Ever imagined what would happen if Charles Dickens was a mediocre screen writer living in the 21st Century, struggling to reel out an emotionally void script for a quick sale to the highest bidder?
That's pretty much what this movie is, a poor modern day adaptation of literary classic A Christmas Carol.
The film stars Matthew McConaughey as Connor Mead, an ambitious and talented photographer, who is just as gifted with the ladies as he is with a camera. Women flock to him and are unable to resist his transparent, clichŽ charm.
All that changes when his younger brother is about to get married and Conner (being the ever-loving bachelor he is) tries to talk him out of it, stressing the fun and unadulterated joy of moving from one woman to the next.

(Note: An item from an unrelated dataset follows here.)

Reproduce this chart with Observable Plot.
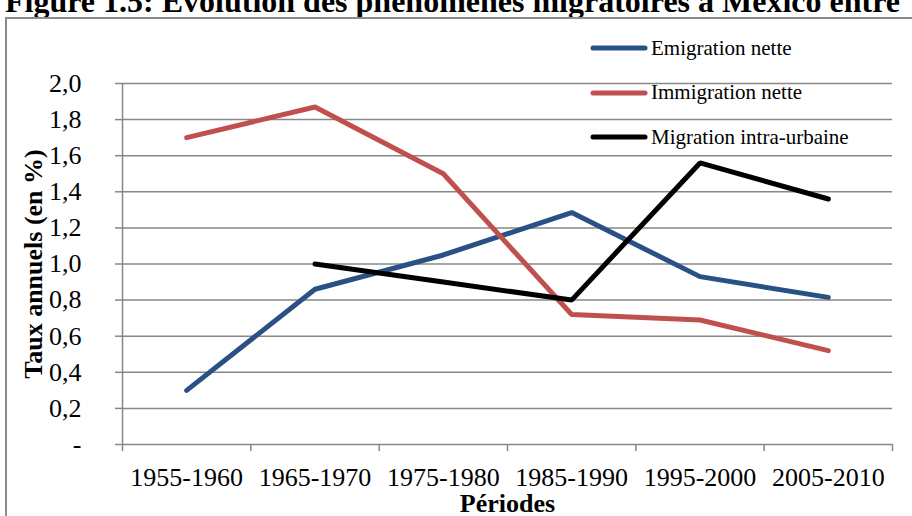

The night before the wedding, Connor delivers a drunken speech at the rehearsal dinner where he says that love isn't real, he's met by the ghost of his Uncle Wayne (Michael Dogulas), a Hefner-esque playboy who taught Conner everything he knows about women and how to mistreat them.
Uncle Wayne informs him that, over the course of the evening, he'll be visited by three ghosts who will lead him through his romantic past, present, and future. Conner is visited by the ghosts who aim to show him the error of his womanising ways in an attempt to turn him into a one woman type of guy.
There is an awful and truly gut wrenching scene featuring a montage with Cyndi Lauper's 'Time After Time' as the backing track, which thankfully I have almost forgotten.
This film is transparent, boring and tedious, the only exception being the rare occasions when Jennifer Garner is on screen, at least giving the audience something pleasant to look at.